Seven Fallen Feathers was well-paced and Talaga did well in switching back and forth between narratives of different families while keeping everyone straight and distinguishable.  I did have a bit of trouble with knowing absolutely nothing about Canada or its geography–even with a map, I probably didn’t fully appreciate the scope of how far some of these kids had to be sent away for school.  I would love to read a book like this about America–it’s well and good that I know the specific details of Canada’s racist past but I really should know more about my own county’s.  If you have suggestions on where to start on this, I’m all ears.  I’m also hoping the DBC book club looks at Indigenous Peoples soon.

As February begins, I’m hoping to read another ten books including We Were Eight Years in Power (chosen for author of color on my TBR list), This Must Be the Place (MMD Book Club), Interpreter of Maladies (MMD Book Club), Left Neglected (DBC Book Club), Caleb and Kit (DBC Book Club), Pachinko (already own on Kindle), The Notorious RBG (already own physical book), Priestdaddy (BOTM), This Impossible Light, and The Burning Girl.  If I’m successful, that will be three authors of color and five books I already own–both categories I’m trying to track and improve upon.
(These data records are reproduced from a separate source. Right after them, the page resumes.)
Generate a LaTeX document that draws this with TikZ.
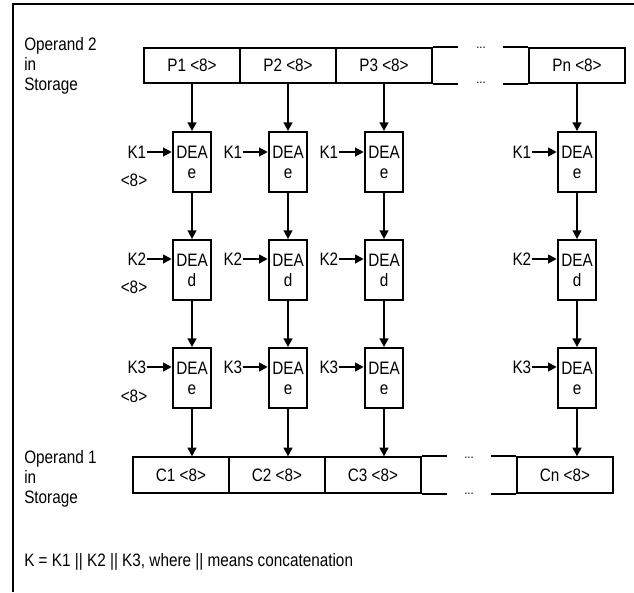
\documentclass[tikz,border=0pt]{standalone}
\usepackage{fontspec}
\setmainfont[FakeStretch=0.85]{Liberation Sans}
\usetikzlibrary{arrows.meta,positioning}

\begin{document}
\begin{tikzpicture}[x=0.75pt, y=-0.75pt,
  every node/.style={font=\fontsize{13.5}{15}\selectfont},
  cell/.style={draw, line width=1.4pt, minimum width=72pt, minimum height=26.5pt, inner sep=0pt},
  dea/.style={draw, line width=1.4pt, minimum width=29pt, minimum height=45pt, align=center, inner sep=0pt},
  key/.style={inner sep=0pt, anchor=east},
  txt/.style={inner sep=0pt, anchor=west, align=left},
  arr/.style={-{Triangle[length=6.5pt, width=6.5pt]}, line width=1.4pt},
  dots/.style={font=\fontsize{10}{12}\selectfont, inner sep=0pt, anchor=base},
]
\useasboundingbox (0,0) rectangle (634,592);

% Frame
\draw[line width=1.4pt] (13,592) -- (13,4) -- (634,4);

% Operand 2 (top row)
\node[txt] (op2) at (24,66) {Operand 2\\in\\Storage};
\node[cell] (p1) at (192,65.5) {P1 <8>};
\node[cell] (p2) at (288,65.5) {P2 <8>};
\node[cell] (p3) at (384,65.5) {P3 <8>};
\node[cell] (pn) at (577,65.5) {Pn <8>};
\draw[line width=1.4pt] (p3.north east) -- ++(25,0);
\draw[line width=1.4pt] (p3.south east) -- ++(25,0);
\draw[line width=1.4pt] (pn.north west) -- ++(-25,0);
\draw[line width=1.4pt] (pn.south west) -- ++(-25,0);
\node[dots] (dp1) at (481,49) {...};
\node[dots] (dp2) at (481,84) {...};

% First DEA row (encrypt, K1)
\node[dea] (ea1) at (192,162) {DEA\\e};
\node[dea] (ea2) at (288,162) {DEA\\e};
\node[dea] (ea3) at (384,162) {DEA\\e};
\node[dea] (ean) at (577,162) {DEA\\e};
\node[key] (ka1) at (146.5,152) {K1};
\node[key] (ka2) at (242.5,152) {K1};
\node[key] (ka3) at (338.5,152) {K1};
\node[key] (kan) at (531.5,152) {K1};
\node (ba) at (134,180) {<8>};

% Second DEA row (decrypt, K2)
\node[dea] (d1) at (192,270) {DEA\\d};
\node[dea] (d2) at (288,270) {DEA\\d};
\node[dea] (d3) at (384,270) {DEA\\d};
\node[dea] (dn) at (577,270) {DEA\\d};
\node[key] (kb1) at (146.5,259) {K2};
\node[key] (kb2) at (242.5,259) {K2};
\node[key] (kb3) at (338.5,259) {K2};
\node[key] (kbn) at (531.5,259) {K2};
\node (bb) at (134,287) {<8>};

% Third DEA row (encrypt, K3)
\node[dea] (eb1) at (192,378) {DEA\\e};
\node[dea] (eb2) at (288,378) {DEA\\e};
\node[dea] (eb3) at (384,378) {DEA\\e};
\node[dea] (ebn) at (577,378) {DEA\\e};
\node[key] (kc1) at (146.5,367) {K3};
\node[key] (kc2) at (242.5,367) {K3};
\node[key] (kc3) at (338.5,367) {K3};
\node[key] (kcn) at (531.5,367) {K3};
\node (bc) at (134,396) {<8>};

% Operand 1 (bottom row)
\node[txt] (op1) at (24,479) {Operand 1\\in\\Storage};
\node[cell] (c1) at (181,475) {C1 <8>};
\node[cell] (c2) at (277,475) {C2 <8>};
\node[cell] (c3) at (373,475) {C3 <8>};
\node[cell] (cn) at (565,475) {Cn <8>};
\draw[line width=1.4pt] (c3.north east) -- ++(25,0);
\draw[line width=1.4pt] (c3.south east) -- ++(25,0);
\draw[line width=1.4pt] (cn.north west) -- ++(-25,0);
\draw[line width=1.4pt] (cn.south west) -- ++(-25,0);
\node[dots] (dc1) at (469,458) {...};
\node[dots] (dc2) at (469,494) {...};

% Arrows: keys -> DEA
\draw[arr] (ka1.east) -- (ka1.east -| ea1.west);
\draw[arr] (ka2.east) -- (ka2.east -| ea2.west);
\draw[arr] (ka3.east) -- (ka3.east -| ea3.west);
\draw[arr] (kan.east) -- (kan.east -| ean.west);
\draw[arr] (kb1.east) -- (kb1.east -| d1.west);
\draw[arr] (kb2.east) -- (kb2.east -| d2.west);
\draw[arr] (kb3.east) -- (kb3.east -| d3.west);
\draw[arr] (kbn.east) -- (kbn.east -| dn.west);
\draw[arr] (kc1.east) -- (kc1.east -| eb1.west);
\draw[arr] (kc2.east) -- (kc2.east -| eb2.west);
\draw[arr] (kc3.east) -- (kc3.east -| eb3.west);
\draw[arr] (kcn.east) -- (kcn.east -| ebn.west);

% Arrows: P -> e -> d -> e -> C
\draw[arr] (p1.south) -- (ea1.north);
\draw[arr] (p2.south) -- (ea2.north);
\draw[arr] (p3.south) -- (ea3.north);
\draw[arr] (pn.south) -- (ean.north);
\draw[arr] (ea1.south) -- (d1.north);
\draw[arr] (ea2.south) -- (d2.north);
\draw[arr] (ea3.south) -- (d3.north);
\draw[arr] (ean.south) -- (dn.north);
\draw[arr] (d1.south) -- (eb1.north);
\draw[arr] (d2.south) -- (eb2.north);
\draw[arr] (d3.south) -- (eb3.north);
\draw[arr] (dn.south) -- (ebn.north);
\draw[arr] (eb1.south) -- (eb1.south |- c1.north);
\draw[arr] (eb2.south) -- (eb2.south |- c2.north);
\draw[arr] (eb3.south) -- (eb3.south |- c3.north);
\draw[arr] (ebn.south) -- (ebn.south |- cn.north);

% Note
\node[txt] (note) at (24,562) {K = K1 || K2 || K3, where || means concatenation};

\end{tikzpicture}
\end{document}
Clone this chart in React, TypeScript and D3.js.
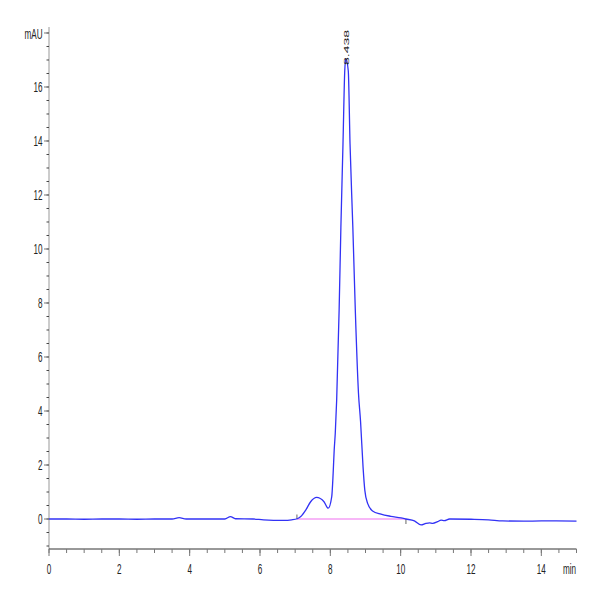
import * as React from 'react';
import * as d3 from 'd3';

// retention time (min) and absorbance (mAU)
const times = [
  0, 0.5, 1.0, 1.5, 2.0, 2.5, 3.0, 3.5, 3.7, 3.9, 4.5, 5.0, 5.16, 5.3, 5.8, 6.1, 6.67, 6.9,
  7.06, 7.16, 7.3, 7.44, 7.61, 7.82, 7.94, 8.04, 8.08, 8.11, 8.14, 8.18, 8.25, 8.3, 8.36, 8.41,
  8.44, 8.51, 8.56, 8.64, 8.71, 8.8, 8.86, 8.93, 8.98, 9.06, 9.2, 9.44, 9.72, 10.01, 10.15,
  10.39, 10.58, 10.72, 10.82, 10.91, 11.05, 11.15, 11.24, 11.39, 12.0, 12.5, 12.9, 13.5, 14.0, 15.0,
];
const mAU = [
  0, 0, -0.01, 0, 0, -0.01, 0, 0, 0.05, 0, 0, 0, 0.09, 0.01, 0, -0.03, -0.05, -0.03,
  0.01, 0.09, 0.33, 0.64, 0.8, 0.64, 0.4, 0.83, 1.69, 2.56, 3.17, 4.4, 7.74, 10.8, 13.9, 16.6,
  17.05, 16.6, 13.9, 10.8, 7.74, 4.67, 3.6, 1.93, 1.07, 0.58, 0.3, 0.18, 0.1, 0.04, 0,
  -0.07, -0.22, -0.16, -0.14, -0.16, -0.1, -0.04, -0.06, 0, -0.01, -0.03, -0.07, -0.08, -0.07, -0.08,
];

const peakTime = 8.438;
const peakLabel = '8.438';
const baselineStart = 7.05;
const baselineEnd = 10.15;

const xMajor = [0, 2, 4, 6, 8, 10, 12, 14];
const yMajor = [0, 2, 4, 6, 8, 10, 12, 14, 16];

const FONT = '"Liberation Sans", Arial, sans-serif';
const SQUEEZE = 0.58; // labels in the picture are narrow and tall

export default function App() {
  const width = 600;
  const height = 600;

  const x = d3.scaleLinear().domain([0, 15]).range([49, 576.5]);
  const y = d3.scaleLinear().domain([-1.111, 18.222]).range([549, 27]);

  const pts = times.map((t, i) => [t, mAU[i]] as [number, number]);
  const line = d3
    .line<[number, number]>()
    .x((d) => x(d[0]))
    .y((d) => y(d[1]))
    .curve(d3.curveMonotoneX);

  const xMinor = d3.range(0, 15.01, 0.5);
  const yMinor = d3.range(-1, 18.01, 0.5);
  const y0 = y(0);
  const x0 = x(0);
  const axisY = y.range()[0];

  return (
    <svg
      width={width}
      height={height}
      style={{ position: 'absolute', left: 0, top: 0, background: '#fff' }}
      fontFamily={FONT}
    >
      {/* y axis */}
      <line x1={x0} x2={x0} y1={y.range()[1]} y2={axisY} stroke="#999" strokeWidth={1} />
      {yMinor.map((v) => (
        <line key={'ym' + v} x1={x0 - 2.5} x2={x0} y1={y(v)} y2={y(v)} stroke="#444" strokeWidth={1} />
      ))}
      {yMajor.concat([18]).map((v) => (
        <line key={'yM' + v} x1={x0 - 5} x2={x0} y1={y(v)} y2={y(v)} stroke="#777" strokeWidth={1} />
      ))}
      {yMajor.map((v) => (
        <text
          key={'yl' + v}
          transform={`translate(42.5,${y(v) + 5}) scale(${SQUEEZE},1)`}
          textAnchor="end"
          fontSize={14}
          fill="#222"
        >
          {v}
        </text>
      ))}
      <text
        transform={`translate(42.5,${y(18) + 6}) scale(${SQUEEZE},1)`}
        textAnchor="end"
        fontSize={14}
        fill="#222"
      >
        mAU
      </text>

      {/* x axis */}
      <line x1={x0} x2={x.range()[1]} y1={axisY} y2={axisY} stroke="#333" strokeWidth={1} />
      {xMinor.map((v) => (
        <line key={'xm' + v} x1={x(v)} x2={x(v)} y1={axisY} y2={axisY + 4} stroke="#777" strokeWidth={1} />
      ))}
      {xMajor.map((v) => (
        <line key={'xM' + v} x1={x(v)} x2={x(v)} y1={axisY} y2={axisY + 7} stroke="#777" strokeWidth={1} />
      ))}
      {xMajor.map((v) => (
        <text
          key={'xl' + v}
          transform={`translate(${x(v)},573.5) scale(${SQUEEZE},1)`}
          textAnchor="middle"
          fontSize={14}
          fill="#222"
        >
          {v}
        </text>
      ))}
      <text
        transform={`translate(576,573.5) scale(${SQUEEZE},1)`}
        textAnchor="end"
        fontSize={14}
        fill="#222"
      >
        min
      </text>

      {/* integration baseline */}
      <line
        x1={x(baselineStart)}
        x2={x(baselineEnd)}
        y1={y0}
        y2={y0}
        stroke="#f070f0"
        strokeWidth={1.2}
      />
      <line x1={x(baselineStart)} x2={x(baselineStart)} y1={y0 - 4.5} y2={y0} stroke="#666" strokeWidth={1} />
      <line x1={x(baselineEnd)} x2={x(baselineEnd)} y1={y0} y2={y0 + 5} stroke="#666" strokeWidth={1} />

      {/* trace */}
      <path d={line(pts) ?? ''} fill="none" stroke="#3232f5" strokeWidth={1.3} strokeLinejoin="round" />

      {/* peak label */}
      <text
        transform={`translate(${x(peakTime) + 3.5},65) scale(${SQUEEZE},1) rotate(-90)`}
        textAnchor="start"
        fontSize={14}
        fill="#222"
      >
        {peakLabel}
      </text>
    </svg>
  );
}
I’d love to hear how your reading is going or if you have suggestions for books for me to read.  Feel free to leave me a comment below.  <3

One thought on “January 2018 Wrap Up

  1. Such a great stack of books, both in Jan and Feb. Seven Fallen Feathers has really affected me, particularly because of the clients with whom I work in my job, but definitely easier to understand having a knowledge of the physical, political and historical geography of this vast country. Come visit… 😉
    Looking forward to hearing your thoughts on This Impossible Light. And The Notorious BFG has been on my “want” list forever. AND I have owned Station Eleven since it was first released, still haven’t read it 😳… will fix that soon! Love reading your reviews! Great blog!